Ireland’s energy transition and rollout of large-scale offshore wind must be seen as “a shared societal project, rather than a developer-led project”, the environmentalist Oisín Coghlan has warned.
Offering practical advice to those supporting necessary development of offshore renewable energy, the director of Friends of the Earth said the absence of public engagement – including public participation and public ownership – meant building infrastructure risked being more difficult for the State and for developers.
There were the useful lessons from onshore wind development and the controversial Corrib Gas project that needed to be taken on board, he told a webinar hosted by Green MEP for Dublin Ciarán Cuffe on harnessing Ireland's and the EU's offshore energy.
Surprising opposition had arisen, he recalled; “feeling powerless; being put upon, doing things to their environment without their consent” were common reactions.
With offshore wind there was a need for energy democracy, good planning and shared ownership – and efforts needed to be made to avoid it becoming “a lightning rod for public anxiousness” in other areas, he suggested.
Currently this was being reflected in public course on the huge power demands of data centres, and attitudes suggesting this “isn’t for us, isn’t for a better society” but for the benefit of multinationals instead.
Rapid rollout of offshore wind energy will be contentious, particularly off the east coast, because large turbines will be so visible on the horizon; "we should be upfront on visual effects", Minister for the Environment and Climate Eamon Ryan said.
But this had to be put in the context of the benefits in levels of renewable energy that would be generated and in meeting Ireland’s climate ambitions, he added.
“Offshore wind at scale” opened up the opportunity to generate seven times more than current Irish electricity generation, he said. Some 5 gigawatts (GW) was planned for by 2030, with 30GW over following decades as more floating turbines are installed in deeper waters further out to sea.
Technical advancements and reduced costs meant these targets could prove to be conservative, and may be achieved quicker in line with accelerated climate action, he said.
The key facilitating mechanism would be the forthcoming Maritime Area Planning Bill, which would integrate all offshore planning including fisheries, establishing marine protected areas and aquaculture.

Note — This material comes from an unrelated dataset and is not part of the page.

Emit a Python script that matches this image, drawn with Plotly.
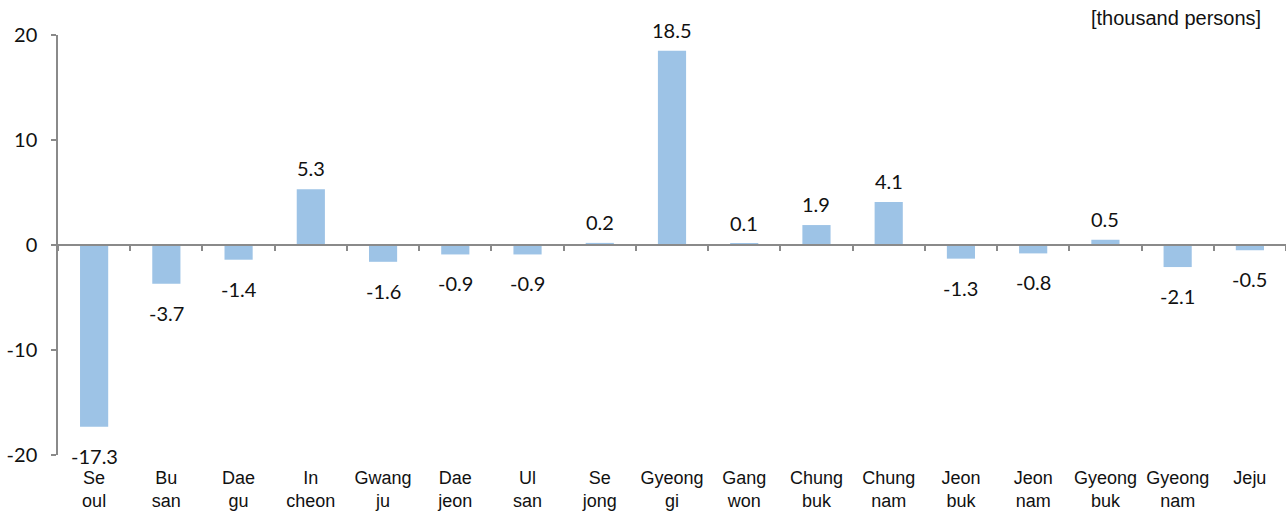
import plotly.graph_objects as go

categories = ["Se<br>oul", "Bu<br>san", "Dae<br>gu", "In<br>cheon", "Gwang<br>ju", "Dae<br>jeon",
              "Ul<br>san", "Se<br>jong", "Gyeong<br>gi", "Gang<br>won", "Chung<br>buk", "Chung<br>nam",
              "Jeon<br>buk", "Jeon<br>nam", "Gyeong<br>buk", "Gyeong<br>nam", "Jeju"]
values = [-17.3, -3.7, -1.4, 5.3, -1.6, -0.9, -0.9, 0.2, 18.5, 0.1, 1.9, 4.1, -1.3, -0.8, 0.5, -2.1, -0.5]
y_ticks = [-20, -10, 0, 10, 20]
unit_label = "[thousand persons]"

axis_grey = "#8a8a8a"
bar_color = "#9dc3e6"
label_font = dict(family="Lato", size=20, color="#111111")

fig = go.Figure()
fig.add_trace(go.Bar(
    x=categories, y=values,
    marker=dict(color=bar_color, line=dict(width=0)),
    width=0.39, hoverinfo="x+y",
))
# transparent copy on the overlaid axis that draws the zero line with boundary ticks
fig.add_trace(go.Bar(
    x=categories, y=values, xaxis="x2",
    marker=dict(color="rgba(0,0,0,0)", line=dict(width=0)),
    width=0.39, hoverinfo="skip",
))

annotations = []
for c, v in zip(categories, values):
    annotations.append(dict(
        x=c, y=v, xref="x", yref="y", text=f"{v:.1f}", showarrow=False,
        xanchor="center", yanchor="middle", yshift=21 if v >= 0 else -29,
        font=label_font,
    ))
annotations.append(dict(
    text=unit_label, xref="paper", yref="paper", x=0.981, y=1.04,
    xanchor="right", yanchor="middle", showarrow=False,
    font=dict(family="Liberation Sans", size=20, color="#111111"),
))

fig.update_layout(
    width=1286, height=515,
    margin=dict(l=58, r=0, t=35, b=60),
    paper_bgcolor="white", plot_bgcolor="white",
    showlegend=False,
    xaxis=dict(
        type="category",
        showline=False, showgrid=False, zeroline=False,
        ticks="", ticklabelstandoff=10,
        tickfont=dict(family="Liberation Sans", size=18, color="#111111"),
        range=[-0.5, 16.5],
    ),
    xaxis2=dict(
        type="category", overlaying="x", anchor="free", position=0.5,
        range=[-0.5, 16.5], tickson="boundaries",
        showline=True, linecolor=axis_grey, linewidth=1.5,
        ticks="outside", ticklen=5, tickcolor=axis_grey, tickwidth=1.5,
        showticklabels=False, showgrid=False, zeroline=False,
    ),
    yaxis=dict(
        range=[-20, 20], tickvals=y_ticks, ticktext=[str(t) for t in y_ticks],
        showgrid=False, zeroline=False,
        showline=True, linecolor=axis_grey, linewidth=1.5,
        ticks="outside", ticklen=5, tickcolor=axis_grey, tickwidth=1.5,
        ticklabelstandoff=10,
        tickfont=dict(family="Lato", size=20, color="#111111"),
    ),
    annotations=annotations,
)

fig.write_html("out.html", config={"displayModeBar": False},
               post_script="document.body.style.margin='0';")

“It’s absolutely critical that we put good environmental planning practice central to everything we do,” Mr Ryan added.
As turbines were getting larger they were more noticeable on the horizon, but their size meant fewer of them were required. He believed with the right approach they could protect sea birds and marine habitats.
An enhanced grid interconnected to Europe was essential, with co-operation with the UK, regardless of Brexit, he said. "It will not work if we go it alone."
Eddie O'Connor of Mainstream Renewable Power said Ireland in the short term was about to get "free power" from the Irish Sea, and in the long term would exploit its competitive advantage from offshore wind by supplying Europe with green power.
But the consent and licensing system had to be got right and an adequate grid put in place. The issue of “gird congestion” in Dublin had to addressed as the problem could “derail the green agenda”, which the Government has committed to, and could limit Irish Sea output to just 1.5 GW.
As a consequence, Mr O'Connor said, the eastern region lacked the ability to cater for new data centres and the Dublin Bus green electricity fleet could not be repowered.
“We can’t commit to 100 per cent green transport until we install a high-density, fast-charging, easily-accessible charging system – until the grid question is solved”.
More broadly, there was a need for acceptance that in Ireland’s energy transition either cables had to be buried in the ground or existing overhead lines had to be replaced with bigger conductors to allow for greater power transmission.
Deployment of superconductivity technology would be ideally suited for the city, as it left a tiny footprint with next to no power losses, he said.
At European level a supergrid was required to cater for wind energy generated in large quantities in northern Europe and solar energy from the Mediterranean, which would also allow large-scale production of green hydrogen and ammonia to happen.
As burning gas produces large qualities of CO2, he urged caution with the gas lobby extolling the virtues of “blue hydrogen”, which is produced from natural gas combined with carbon-capture technology.
Ireland was in danger of not meeting its own targets for offshore wind installations unless there was greater ambition and co-ordination from all Government departments, Mr Cuffe said.
“Ocean energy is necessary if we are to reach our goals under the European green deal. In Ireland we need joined-up thinking to both protect our habitats and fishing grounds, as well as meet our offshore targets for renewable electricity produced at sea.”
Peter Le Froy of RWE Renewables said Ireland was currently a small offshore player and would be left behind if it did not act quickly. This would mean slower delivery of projects and increased costs, which was in nobody's interest. It was essential that only developers with competence be awarded consents for offshore wind farms, rather than speculators.
Environmental lawyer Alice Whittaker of Philip Lee Solicitors warned that judges see marine legislation as "an untidy patchwork" that was almost impenetrable to the public, and may not be compliant with the Aarhus Directive. The new Bill risked the same fate, she added, so the Government needed to get outside expertise to ensure it was right.
This was critical to ensuring plan-led development with a flexible design approach that was also in accordance with EU law, she said.